# PROBLEM TO WORK ON
Search the material for the word "matplotlib" and copy each line that holds it.

====

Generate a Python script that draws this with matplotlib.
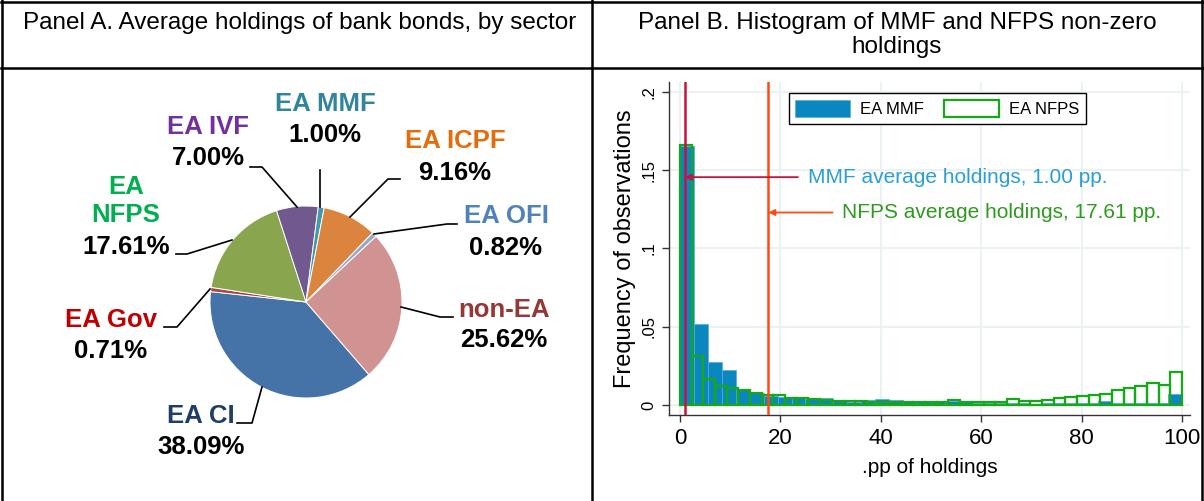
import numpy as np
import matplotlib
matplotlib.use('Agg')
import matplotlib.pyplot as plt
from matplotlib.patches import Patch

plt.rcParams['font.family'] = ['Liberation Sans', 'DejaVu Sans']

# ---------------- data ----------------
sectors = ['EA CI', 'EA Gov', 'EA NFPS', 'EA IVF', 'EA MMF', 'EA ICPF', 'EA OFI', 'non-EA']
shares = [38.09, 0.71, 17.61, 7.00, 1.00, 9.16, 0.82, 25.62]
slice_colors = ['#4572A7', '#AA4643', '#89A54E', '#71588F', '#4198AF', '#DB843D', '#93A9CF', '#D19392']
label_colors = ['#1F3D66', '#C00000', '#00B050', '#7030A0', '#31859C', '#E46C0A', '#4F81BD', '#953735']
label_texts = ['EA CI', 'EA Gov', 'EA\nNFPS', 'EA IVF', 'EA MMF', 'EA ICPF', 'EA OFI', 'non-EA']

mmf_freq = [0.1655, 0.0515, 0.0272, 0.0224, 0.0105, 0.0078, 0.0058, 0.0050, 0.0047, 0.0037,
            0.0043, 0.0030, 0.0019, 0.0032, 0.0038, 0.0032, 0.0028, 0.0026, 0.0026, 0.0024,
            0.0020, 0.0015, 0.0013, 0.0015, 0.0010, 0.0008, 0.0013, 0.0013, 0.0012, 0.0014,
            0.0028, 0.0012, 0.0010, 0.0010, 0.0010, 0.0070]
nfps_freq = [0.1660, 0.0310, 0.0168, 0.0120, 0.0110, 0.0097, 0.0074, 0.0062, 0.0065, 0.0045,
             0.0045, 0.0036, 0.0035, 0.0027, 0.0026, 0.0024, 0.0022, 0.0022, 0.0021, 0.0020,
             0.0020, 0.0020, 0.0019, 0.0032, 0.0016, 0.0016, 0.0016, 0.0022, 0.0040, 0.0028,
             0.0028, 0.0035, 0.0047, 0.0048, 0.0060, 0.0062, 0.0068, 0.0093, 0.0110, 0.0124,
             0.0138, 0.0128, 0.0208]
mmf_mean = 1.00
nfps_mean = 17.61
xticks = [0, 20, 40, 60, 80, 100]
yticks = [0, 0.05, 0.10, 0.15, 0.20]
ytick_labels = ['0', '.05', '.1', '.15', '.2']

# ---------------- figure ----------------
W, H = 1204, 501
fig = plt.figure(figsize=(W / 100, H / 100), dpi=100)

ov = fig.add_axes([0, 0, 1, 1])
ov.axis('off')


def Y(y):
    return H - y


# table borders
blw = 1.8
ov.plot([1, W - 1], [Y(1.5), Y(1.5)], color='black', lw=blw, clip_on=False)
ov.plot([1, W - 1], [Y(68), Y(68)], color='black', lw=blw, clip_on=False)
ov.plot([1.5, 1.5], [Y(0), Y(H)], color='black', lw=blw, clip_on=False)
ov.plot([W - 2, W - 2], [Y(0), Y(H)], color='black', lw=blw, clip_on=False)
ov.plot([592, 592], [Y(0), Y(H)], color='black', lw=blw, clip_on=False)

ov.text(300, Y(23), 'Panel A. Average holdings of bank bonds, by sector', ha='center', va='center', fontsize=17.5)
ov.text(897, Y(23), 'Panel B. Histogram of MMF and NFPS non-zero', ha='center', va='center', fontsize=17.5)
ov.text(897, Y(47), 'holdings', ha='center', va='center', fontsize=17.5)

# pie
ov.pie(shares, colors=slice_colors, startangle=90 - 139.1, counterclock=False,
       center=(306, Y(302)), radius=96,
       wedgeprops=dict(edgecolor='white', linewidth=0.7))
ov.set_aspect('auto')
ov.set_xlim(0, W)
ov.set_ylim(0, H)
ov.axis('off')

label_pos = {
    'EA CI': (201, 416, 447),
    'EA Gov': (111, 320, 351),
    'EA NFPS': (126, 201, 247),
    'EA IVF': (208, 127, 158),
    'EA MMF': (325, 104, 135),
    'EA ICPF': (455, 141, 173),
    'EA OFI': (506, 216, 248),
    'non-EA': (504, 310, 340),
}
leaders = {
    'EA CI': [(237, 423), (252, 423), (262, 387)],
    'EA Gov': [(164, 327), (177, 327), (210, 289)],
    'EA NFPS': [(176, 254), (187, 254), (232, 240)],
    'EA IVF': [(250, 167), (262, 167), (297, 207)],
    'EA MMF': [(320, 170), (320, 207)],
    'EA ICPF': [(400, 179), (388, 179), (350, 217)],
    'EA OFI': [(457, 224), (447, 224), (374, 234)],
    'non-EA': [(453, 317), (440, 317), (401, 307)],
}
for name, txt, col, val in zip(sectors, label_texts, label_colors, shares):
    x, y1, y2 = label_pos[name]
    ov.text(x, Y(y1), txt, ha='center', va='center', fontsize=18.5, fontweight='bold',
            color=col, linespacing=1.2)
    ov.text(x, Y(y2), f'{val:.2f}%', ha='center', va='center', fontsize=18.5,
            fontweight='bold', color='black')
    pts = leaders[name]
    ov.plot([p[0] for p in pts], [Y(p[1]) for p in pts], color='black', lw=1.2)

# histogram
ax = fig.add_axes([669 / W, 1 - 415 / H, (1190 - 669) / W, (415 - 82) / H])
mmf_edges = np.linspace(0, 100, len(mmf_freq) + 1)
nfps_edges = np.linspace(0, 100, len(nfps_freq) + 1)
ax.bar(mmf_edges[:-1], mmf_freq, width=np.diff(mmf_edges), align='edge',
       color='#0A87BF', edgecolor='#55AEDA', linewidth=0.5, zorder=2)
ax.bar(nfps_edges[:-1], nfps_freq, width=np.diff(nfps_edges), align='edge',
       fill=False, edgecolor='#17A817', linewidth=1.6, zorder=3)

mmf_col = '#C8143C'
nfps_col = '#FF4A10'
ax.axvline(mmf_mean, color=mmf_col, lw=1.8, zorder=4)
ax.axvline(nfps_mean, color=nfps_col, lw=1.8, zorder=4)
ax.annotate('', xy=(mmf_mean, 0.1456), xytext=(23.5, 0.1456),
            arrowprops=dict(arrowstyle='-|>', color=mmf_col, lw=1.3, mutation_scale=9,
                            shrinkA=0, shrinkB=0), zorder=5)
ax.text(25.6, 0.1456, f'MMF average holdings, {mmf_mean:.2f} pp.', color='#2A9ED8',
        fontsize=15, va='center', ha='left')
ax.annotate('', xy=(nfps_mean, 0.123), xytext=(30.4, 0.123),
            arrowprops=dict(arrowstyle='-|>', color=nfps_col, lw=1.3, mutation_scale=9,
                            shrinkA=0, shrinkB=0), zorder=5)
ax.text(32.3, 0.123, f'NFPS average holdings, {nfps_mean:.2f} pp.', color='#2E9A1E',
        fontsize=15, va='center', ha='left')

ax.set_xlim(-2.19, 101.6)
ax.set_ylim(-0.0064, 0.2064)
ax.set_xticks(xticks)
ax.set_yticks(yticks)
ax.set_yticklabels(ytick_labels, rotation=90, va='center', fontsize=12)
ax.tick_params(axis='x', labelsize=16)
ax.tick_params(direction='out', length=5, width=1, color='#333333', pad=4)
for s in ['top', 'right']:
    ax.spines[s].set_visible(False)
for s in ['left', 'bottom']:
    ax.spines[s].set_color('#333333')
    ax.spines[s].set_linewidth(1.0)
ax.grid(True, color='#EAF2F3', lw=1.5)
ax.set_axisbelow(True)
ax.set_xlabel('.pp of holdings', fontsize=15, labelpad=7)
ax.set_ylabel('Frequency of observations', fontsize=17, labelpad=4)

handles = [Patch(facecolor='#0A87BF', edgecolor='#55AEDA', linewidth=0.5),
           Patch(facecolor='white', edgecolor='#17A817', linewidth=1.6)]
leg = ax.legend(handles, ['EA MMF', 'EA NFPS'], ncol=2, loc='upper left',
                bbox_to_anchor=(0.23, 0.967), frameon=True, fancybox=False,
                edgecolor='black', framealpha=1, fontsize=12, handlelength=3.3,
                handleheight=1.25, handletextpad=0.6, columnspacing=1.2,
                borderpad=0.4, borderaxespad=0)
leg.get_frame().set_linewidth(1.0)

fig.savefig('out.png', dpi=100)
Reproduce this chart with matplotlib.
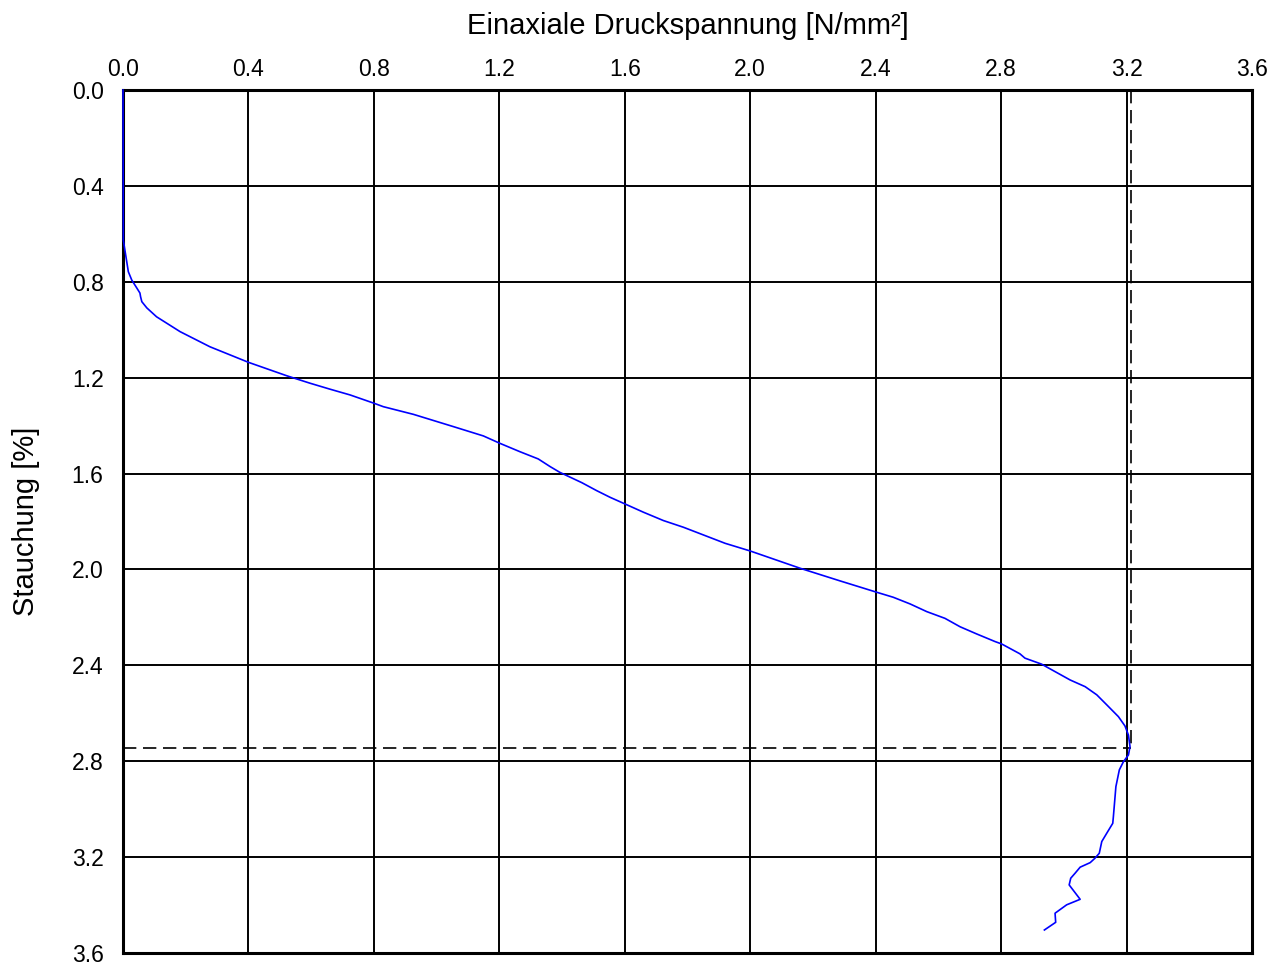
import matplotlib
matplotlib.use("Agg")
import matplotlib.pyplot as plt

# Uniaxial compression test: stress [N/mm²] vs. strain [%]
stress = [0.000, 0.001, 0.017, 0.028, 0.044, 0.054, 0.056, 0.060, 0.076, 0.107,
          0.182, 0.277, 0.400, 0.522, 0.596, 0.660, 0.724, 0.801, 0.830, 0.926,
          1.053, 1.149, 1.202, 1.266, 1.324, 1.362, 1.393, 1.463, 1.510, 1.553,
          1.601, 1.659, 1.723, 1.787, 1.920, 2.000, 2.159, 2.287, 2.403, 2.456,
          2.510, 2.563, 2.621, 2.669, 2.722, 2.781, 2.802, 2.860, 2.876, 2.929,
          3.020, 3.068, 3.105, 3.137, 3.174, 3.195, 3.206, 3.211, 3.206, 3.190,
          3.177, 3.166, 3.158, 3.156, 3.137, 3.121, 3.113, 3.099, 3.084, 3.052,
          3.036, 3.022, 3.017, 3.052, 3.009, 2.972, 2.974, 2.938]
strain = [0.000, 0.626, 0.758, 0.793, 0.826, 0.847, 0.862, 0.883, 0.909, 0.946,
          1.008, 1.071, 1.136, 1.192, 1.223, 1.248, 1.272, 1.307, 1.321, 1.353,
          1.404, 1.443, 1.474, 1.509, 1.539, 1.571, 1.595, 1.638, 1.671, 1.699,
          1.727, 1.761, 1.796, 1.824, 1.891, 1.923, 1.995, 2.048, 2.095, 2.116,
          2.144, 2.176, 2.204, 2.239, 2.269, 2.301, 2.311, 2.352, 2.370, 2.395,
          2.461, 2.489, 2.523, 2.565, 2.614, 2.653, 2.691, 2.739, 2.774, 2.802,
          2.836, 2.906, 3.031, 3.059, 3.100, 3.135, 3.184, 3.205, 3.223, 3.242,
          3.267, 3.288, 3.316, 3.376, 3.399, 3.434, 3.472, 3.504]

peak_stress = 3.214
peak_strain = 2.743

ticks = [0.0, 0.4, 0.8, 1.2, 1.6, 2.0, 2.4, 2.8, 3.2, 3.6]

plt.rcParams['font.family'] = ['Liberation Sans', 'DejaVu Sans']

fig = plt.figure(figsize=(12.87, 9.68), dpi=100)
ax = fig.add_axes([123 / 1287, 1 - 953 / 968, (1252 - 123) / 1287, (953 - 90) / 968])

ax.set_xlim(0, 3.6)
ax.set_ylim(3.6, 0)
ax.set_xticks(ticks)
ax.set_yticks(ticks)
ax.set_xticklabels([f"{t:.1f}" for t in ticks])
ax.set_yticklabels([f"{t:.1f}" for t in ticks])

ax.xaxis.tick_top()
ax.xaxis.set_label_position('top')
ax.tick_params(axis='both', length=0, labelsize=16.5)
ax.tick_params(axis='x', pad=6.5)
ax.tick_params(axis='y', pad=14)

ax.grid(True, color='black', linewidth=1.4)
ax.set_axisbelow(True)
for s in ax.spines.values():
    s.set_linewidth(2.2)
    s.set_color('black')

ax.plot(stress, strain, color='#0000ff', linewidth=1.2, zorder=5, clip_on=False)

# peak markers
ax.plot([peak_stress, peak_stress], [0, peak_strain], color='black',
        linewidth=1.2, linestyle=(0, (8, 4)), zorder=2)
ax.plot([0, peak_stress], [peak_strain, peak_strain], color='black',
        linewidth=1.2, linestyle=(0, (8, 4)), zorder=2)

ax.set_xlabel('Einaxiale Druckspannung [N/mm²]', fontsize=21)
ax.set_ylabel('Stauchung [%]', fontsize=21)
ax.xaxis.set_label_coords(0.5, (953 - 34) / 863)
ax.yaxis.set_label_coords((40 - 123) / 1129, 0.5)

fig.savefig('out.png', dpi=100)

====

# ANSWER FOR THIS EXERCISE
Generate a Python script that draws this with matplotlib.
import matplotlib
matplotlib.use('Agg')
import matplotlib.pyplot as plt
from matplotlib.patches import Patch
Reproduce this chart with matplotlib.
import matplotlib
matplotlib.use("Agg")
import matplotlib.pyplot as plt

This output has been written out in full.